—No sé, Posey —dijo la señorita Thelma—, va a hacer falta un milagro.

Se estaba mirando en un espejo de mano. Mi madre sacaba tarritos y estuches.

—Bueno, ésta es mi bolsa de los milagros —repuso mi madre.

—¿Ah, sí? ¿Llevas una cura para el cáncer ahí dentro?

Mi madre sostiene en alto una botella.

—Tengo crema hidratante.

Thelma se rió.

—¿Crees que es una tontería, Posey?

—¿El qué, cielo?

—¿Querer tener buen aspecto… a estas alturas?

—No tiene nada de malo, si te refieres a eso.

—Bueno, verás, es que mis niños y mis niñas están ahí afuera, eso es todo. Y sus pequeños.
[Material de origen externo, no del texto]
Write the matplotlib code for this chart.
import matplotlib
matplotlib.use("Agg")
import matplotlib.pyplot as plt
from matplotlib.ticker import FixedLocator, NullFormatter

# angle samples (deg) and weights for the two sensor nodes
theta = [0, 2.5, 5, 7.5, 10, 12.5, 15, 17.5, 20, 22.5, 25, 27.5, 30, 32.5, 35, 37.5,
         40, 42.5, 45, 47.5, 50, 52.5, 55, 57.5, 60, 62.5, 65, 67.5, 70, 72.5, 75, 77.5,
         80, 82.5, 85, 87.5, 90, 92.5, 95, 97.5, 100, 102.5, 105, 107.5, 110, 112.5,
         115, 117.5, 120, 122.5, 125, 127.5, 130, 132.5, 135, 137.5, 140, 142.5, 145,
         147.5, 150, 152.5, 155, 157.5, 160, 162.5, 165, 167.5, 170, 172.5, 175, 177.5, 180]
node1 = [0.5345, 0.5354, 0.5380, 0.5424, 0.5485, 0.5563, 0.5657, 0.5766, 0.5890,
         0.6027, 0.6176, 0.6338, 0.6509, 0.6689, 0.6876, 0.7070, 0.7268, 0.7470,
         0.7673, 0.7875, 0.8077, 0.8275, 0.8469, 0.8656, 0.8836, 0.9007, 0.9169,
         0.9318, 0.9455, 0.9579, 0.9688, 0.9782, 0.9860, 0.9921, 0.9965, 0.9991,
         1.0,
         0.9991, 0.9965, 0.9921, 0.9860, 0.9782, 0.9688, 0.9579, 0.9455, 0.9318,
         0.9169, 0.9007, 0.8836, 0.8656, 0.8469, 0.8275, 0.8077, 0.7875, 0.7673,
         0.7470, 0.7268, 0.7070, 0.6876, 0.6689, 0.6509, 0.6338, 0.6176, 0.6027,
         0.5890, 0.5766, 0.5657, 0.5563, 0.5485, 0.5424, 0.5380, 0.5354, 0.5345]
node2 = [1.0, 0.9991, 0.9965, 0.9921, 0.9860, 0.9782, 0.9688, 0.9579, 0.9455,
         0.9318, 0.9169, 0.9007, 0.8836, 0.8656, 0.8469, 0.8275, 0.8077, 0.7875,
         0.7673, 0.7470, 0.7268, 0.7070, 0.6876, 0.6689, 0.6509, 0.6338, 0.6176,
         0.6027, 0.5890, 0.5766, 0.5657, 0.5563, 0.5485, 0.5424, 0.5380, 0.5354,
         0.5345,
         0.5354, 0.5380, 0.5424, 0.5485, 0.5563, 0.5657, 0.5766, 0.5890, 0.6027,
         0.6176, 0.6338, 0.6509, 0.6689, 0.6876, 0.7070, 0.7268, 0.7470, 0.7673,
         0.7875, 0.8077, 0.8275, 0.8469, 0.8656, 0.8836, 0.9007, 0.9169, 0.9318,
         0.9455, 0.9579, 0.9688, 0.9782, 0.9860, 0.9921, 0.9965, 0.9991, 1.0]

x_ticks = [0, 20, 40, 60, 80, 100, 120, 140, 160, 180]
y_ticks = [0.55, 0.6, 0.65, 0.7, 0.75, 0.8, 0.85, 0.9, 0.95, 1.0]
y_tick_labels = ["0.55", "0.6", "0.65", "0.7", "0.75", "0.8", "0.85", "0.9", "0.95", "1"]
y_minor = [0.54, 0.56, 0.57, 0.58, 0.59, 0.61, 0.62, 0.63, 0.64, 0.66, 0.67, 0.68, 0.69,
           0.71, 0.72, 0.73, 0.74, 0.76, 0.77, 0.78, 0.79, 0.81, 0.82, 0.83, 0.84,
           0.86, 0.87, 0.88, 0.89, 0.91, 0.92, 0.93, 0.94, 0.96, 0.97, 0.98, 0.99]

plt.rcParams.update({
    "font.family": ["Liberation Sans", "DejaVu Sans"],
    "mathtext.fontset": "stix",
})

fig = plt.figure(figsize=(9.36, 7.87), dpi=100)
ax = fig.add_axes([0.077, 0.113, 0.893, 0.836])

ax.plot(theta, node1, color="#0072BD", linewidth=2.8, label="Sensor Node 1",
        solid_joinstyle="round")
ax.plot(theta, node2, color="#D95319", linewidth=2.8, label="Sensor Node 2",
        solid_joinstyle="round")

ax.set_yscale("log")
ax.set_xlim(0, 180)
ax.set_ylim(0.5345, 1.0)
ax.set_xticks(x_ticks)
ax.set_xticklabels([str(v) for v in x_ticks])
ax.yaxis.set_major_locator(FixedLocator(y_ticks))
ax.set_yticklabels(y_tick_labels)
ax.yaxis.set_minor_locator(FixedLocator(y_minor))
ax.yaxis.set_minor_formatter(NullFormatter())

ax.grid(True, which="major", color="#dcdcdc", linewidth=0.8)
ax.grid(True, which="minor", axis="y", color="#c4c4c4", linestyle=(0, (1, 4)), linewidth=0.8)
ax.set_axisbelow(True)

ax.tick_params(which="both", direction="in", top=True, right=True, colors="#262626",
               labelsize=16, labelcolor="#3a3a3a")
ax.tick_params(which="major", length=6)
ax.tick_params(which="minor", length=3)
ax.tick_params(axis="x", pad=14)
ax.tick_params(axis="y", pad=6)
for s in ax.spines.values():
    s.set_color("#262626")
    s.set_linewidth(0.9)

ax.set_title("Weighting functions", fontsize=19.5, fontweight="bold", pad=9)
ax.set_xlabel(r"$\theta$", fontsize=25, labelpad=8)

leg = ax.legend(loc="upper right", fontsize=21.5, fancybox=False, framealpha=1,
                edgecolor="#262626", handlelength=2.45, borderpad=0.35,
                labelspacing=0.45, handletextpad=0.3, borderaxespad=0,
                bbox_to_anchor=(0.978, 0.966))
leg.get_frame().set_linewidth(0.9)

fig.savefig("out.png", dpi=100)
Y ojalá pudiera tener un aspecto saludable para ellos, ¿sabes? No me gustaría que me vieran como un trapo viejo y se asustaran.
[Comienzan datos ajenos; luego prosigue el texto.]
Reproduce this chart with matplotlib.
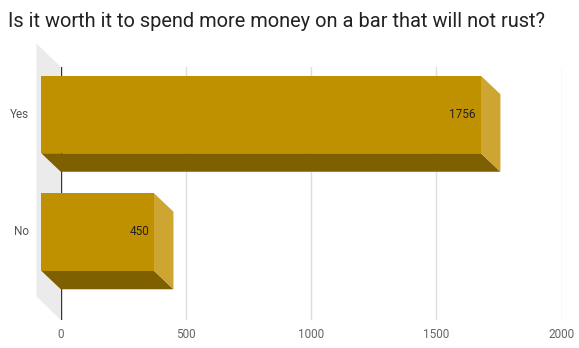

Mi madre le pone crema hidratante en el rostro a la señorita Thelma y se la aplica mediante amplios movimientos circulares con las palmas de las manos.

—Tú nunca parecerías un trapo viejo —dijo.

—¡Oh, qué me vas a decir a mí, Posey!

Volvieron a reírse.

—A veces echo de menos aquellos sábados —dijo la señorita Thelma—. Nos lo pasábamos muy bien, ¿verdad?

—Sí que lo hacíamos —respondió mi madre.

—Sí que lo hacíamos —coincidió la señorita Thelma.

Cerró los ojos mientras las manos de mi madre hacían su trabajo.

—Chiquiriquí, tu madre es la mejor compañera que he tenido nunca.

Yo no estaba muy seguro de qué quería decir con eso.

—¿Trabajaba en el salón de belleza? —pregunté.

Mi madre sonrió.

—No —dijo la señorita Thelma—. Yo no podría darle mejor aspecto a nadie ni aunque lo intentara.

Mi madre tapó la botella de crema hidratante y cogió otro frasco. Lo destapó y puso unas gotas del contenido en una pequeña esponja.

—¿Entonces? —dije—. No lo entiendo.

Mi madre sostuvo la esponja como una artista a punto de dar una pincelada en el lienzo.

—Limpiábamos casas juntas, Charley —contestó.

Al ver la expresión de mi cara, agitó los dedos como para quitarle importancia al asunto.

—¿Cómo crees que pude pagaros la universidad?